:: SOURCE RECORDS

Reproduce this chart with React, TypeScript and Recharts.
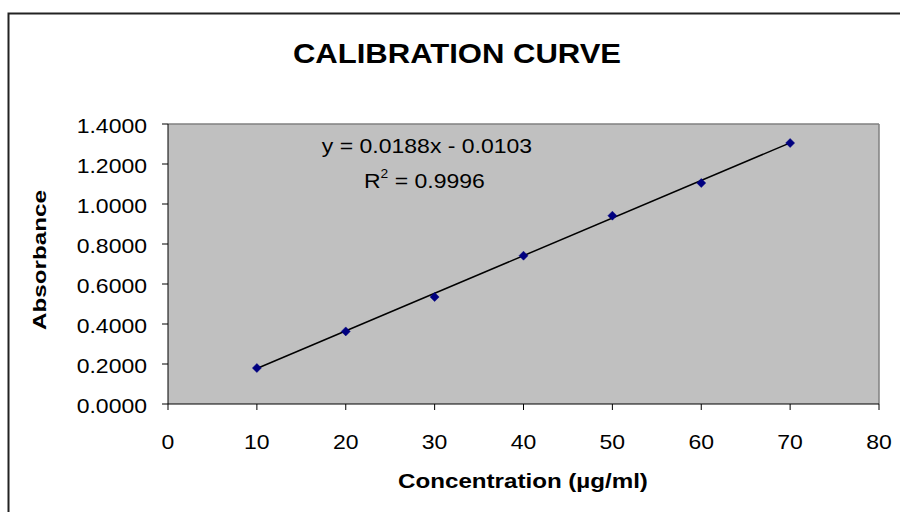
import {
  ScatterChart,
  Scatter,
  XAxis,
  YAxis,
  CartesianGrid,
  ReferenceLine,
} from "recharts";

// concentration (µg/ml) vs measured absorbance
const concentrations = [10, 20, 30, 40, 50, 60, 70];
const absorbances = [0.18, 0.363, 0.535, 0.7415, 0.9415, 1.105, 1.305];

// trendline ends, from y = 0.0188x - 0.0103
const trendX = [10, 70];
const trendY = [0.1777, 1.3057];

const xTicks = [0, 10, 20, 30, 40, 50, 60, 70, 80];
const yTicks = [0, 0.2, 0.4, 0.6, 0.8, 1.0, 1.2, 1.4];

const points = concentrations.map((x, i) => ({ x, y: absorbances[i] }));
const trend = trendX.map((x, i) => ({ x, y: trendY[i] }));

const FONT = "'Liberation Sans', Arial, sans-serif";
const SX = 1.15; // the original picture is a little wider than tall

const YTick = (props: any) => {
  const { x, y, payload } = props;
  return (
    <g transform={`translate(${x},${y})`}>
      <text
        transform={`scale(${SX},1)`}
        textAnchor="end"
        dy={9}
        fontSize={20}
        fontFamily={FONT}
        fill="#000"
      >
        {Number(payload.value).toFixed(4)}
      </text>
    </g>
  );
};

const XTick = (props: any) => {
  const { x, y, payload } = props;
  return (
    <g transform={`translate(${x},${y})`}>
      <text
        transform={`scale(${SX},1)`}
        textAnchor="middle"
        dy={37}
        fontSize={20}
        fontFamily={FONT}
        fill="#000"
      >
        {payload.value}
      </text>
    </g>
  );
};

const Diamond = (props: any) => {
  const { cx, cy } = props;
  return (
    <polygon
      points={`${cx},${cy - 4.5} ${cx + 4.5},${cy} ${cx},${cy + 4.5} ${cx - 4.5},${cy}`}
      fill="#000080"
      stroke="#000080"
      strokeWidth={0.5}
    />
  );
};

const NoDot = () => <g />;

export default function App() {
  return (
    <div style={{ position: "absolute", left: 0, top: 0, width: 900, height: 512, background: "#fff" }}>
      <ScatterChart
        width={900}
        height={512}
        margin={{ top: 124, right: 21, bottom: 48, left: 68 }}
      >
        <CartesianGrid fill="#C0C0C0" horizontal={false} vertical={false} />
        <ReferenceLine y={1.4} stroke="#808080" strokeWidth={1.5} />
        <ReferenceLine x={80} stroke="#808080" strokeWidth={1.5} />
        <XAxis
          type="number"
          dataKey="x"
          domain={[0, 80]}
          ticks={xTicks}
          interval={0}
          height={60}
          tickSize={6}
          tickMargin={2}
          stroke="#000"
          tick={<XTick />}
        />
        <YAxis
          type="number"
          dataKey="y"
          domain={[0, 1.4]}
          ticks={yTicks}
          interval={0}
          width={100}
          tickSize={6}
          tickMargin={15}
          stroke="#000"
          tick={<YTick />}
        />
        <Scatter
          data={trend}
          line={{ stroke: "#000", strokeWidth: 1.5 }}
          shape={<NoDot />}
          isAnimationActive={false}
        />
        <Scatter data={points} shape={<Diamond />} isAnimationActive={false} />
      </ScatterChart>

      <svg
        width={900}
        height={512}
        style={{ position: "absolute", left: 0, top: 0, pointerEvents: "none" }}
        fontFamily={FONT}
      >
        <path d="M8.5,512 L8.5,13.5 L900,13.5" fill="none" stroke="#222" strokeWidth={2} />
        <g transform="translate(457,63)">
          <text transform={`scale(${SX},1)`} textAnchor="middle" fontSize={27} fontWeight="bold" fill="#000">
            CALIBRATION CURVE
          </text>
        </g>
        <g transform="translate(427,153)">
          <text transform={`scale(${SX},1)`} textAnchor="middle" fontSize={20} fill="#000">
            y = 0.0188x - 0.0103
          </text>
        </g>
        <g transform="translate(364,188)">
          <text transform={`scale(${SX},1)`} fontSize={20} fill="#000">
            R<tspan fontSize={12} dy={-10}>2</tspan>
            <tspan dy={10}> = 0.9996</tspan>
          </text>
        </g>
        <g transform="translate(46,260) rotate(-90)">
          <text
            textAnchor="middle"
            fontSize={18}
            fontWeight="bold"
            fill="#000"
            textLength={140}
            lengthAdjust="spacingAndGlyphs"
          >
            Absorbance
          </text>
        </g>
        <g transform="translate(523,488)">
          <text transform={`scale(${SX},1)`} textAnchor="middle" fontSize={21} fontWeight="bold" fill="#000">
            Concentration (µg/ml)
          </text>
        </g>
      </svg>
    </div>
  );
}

::::
:: SOURCE RECORDS

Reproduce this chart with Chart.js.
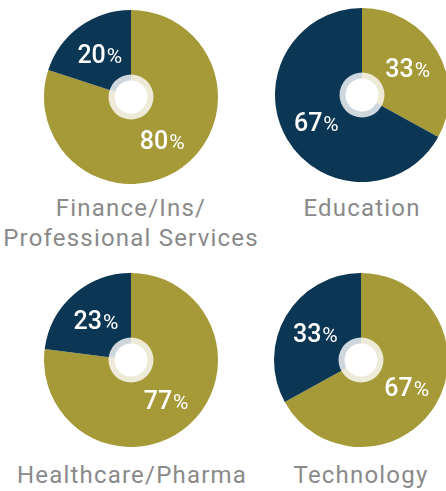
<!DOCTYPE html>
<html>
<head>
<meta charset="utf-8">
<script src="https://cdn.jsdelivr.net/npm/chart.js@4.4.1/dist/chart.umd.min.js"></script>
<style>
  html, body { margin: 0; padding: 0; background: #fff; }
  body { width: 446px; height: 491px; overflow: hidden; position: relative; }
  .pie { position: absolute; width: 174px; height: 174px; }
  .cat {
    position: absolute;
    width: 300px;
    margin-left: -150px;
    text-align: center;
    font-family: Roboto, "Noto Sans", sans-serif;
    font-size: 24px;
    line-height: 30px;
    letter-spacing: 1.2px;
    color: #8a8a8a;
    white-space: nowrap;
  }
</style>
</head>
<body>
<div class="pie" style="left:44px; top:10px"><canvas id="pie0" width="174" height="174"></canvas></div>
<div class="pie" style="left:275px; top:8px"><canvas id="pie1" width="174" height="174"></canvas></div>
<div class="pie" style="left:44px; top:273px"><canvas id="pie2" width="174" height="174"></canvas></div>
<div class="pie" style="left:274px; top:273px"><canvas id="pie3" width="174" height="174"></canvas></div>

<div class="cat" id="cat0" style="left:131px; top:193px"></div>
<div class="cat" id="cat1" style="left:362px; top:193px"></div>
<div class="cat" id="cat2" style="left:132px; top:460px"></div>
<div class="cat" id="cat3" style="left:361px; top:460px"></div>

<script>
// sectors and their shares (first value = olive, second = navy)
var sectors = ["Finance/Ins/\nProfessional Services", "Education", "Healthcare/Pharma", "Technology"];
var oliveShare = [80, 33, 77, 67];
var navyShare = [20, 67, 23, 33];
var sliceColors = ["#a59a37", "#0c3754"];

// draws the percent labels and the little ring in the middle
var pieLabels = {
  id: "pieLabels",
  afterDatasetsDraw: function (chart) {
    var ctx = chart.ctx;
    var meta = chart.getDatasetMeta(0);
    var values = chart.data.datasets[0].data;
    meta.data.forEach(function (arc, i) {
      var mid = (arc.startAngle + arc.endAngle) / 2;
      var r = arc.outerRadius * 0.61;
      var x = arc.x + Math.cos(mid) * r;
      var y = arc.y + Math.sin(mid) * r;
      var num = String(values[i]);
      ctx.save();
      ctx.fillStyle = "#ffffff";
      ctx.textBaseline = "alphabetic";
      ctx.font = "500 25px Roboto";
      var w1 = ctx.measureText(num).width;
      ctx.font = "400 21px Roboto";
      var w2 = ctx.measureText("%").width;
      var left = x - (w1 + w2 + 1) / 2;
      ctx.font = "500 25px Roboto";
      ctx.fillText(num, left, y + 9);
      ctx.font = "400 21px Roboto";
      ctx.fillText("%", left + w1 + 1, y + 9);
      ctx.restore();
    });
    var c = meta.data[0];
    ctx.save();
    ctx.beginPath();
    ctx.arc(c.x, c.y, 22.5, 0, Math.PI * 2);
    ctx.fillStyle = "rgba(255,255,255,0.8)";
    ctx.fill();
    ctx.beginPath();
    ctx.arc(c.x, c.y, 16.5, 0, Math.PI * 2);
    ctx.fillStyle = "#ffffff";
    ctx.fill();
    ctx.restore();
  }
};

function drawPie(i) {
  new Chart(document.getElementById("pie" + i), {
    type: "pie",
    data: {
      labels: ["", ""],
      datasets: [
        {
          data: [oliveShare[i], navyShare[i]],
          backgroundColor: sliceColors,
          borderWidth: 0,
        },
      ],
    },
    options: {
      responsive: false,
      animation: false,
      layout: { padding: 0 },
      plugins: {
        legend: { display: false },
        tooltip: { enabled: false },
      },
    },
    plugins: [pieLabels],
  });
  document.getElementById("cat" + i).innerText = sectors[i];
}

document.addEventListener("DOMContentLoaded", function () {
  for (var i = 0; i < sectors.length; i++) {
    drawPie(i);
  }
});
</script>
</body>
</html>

::::
:: SOURCE RECORDS

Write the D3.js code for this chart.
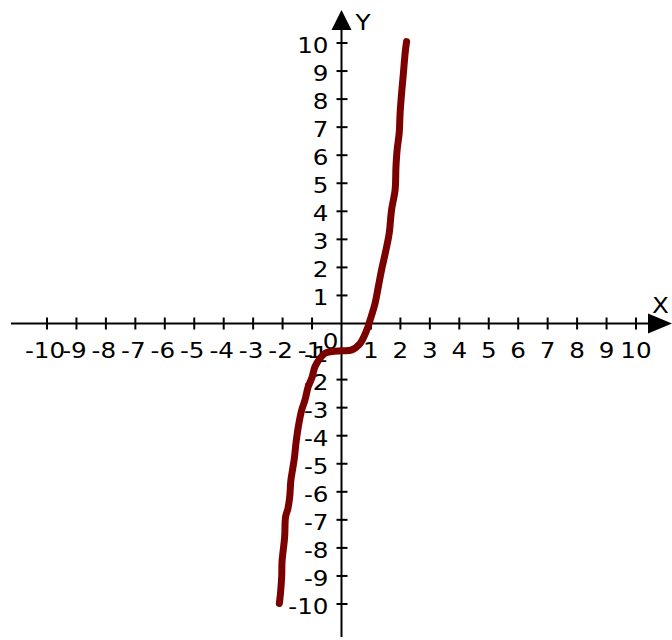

::::

- _WHAT YOU NEED TO DO_: In the listing above, find the line containing "Reproduce this chart with React, TypeScript" and the line containing "const SX = 1.15;". Print those two lines and every line between them exactly, with no pictures.

- _WRITTEN ANSWER_:
Reproduce this chart with React, TypeScript and Recharts.
import {
  ScatterChart,
  Scatter,
  XAxis,
  YAxis,
  CartesianGrid,
  ReferenceLine,
} from "recharts";

// concentration (µg/ml) vs measured absorbance
const concentrations = [10, 20, 30, 40, 50, 60, 70];
const absorbances = [0.18, 0.363, 0.535, 0.7415, 0.9415, 1.105, 1.305];

// trendline ends, from y = 0.0188x - 0.0103
const trendX = [10, 70];
const trendY = [0.1777, 1.3057];

const xTicks = [0, 10, 20, 30, 40, 50, 60, 70, 80];
const yTicks = [0, 0.2, 0.4, 0.6, 0.8, 1.0, 1.2, 1.4];

const points = concentrations.map((x, i) => ({ x, y: absorbances[i] }));
const trend = trendX.map((x, i) => ({ x, y: trendY[i] }));

const FONT = "'Liberation Sans', Arial, sans-serif";
const SX = 1.15; // the original picture is a little wider than tall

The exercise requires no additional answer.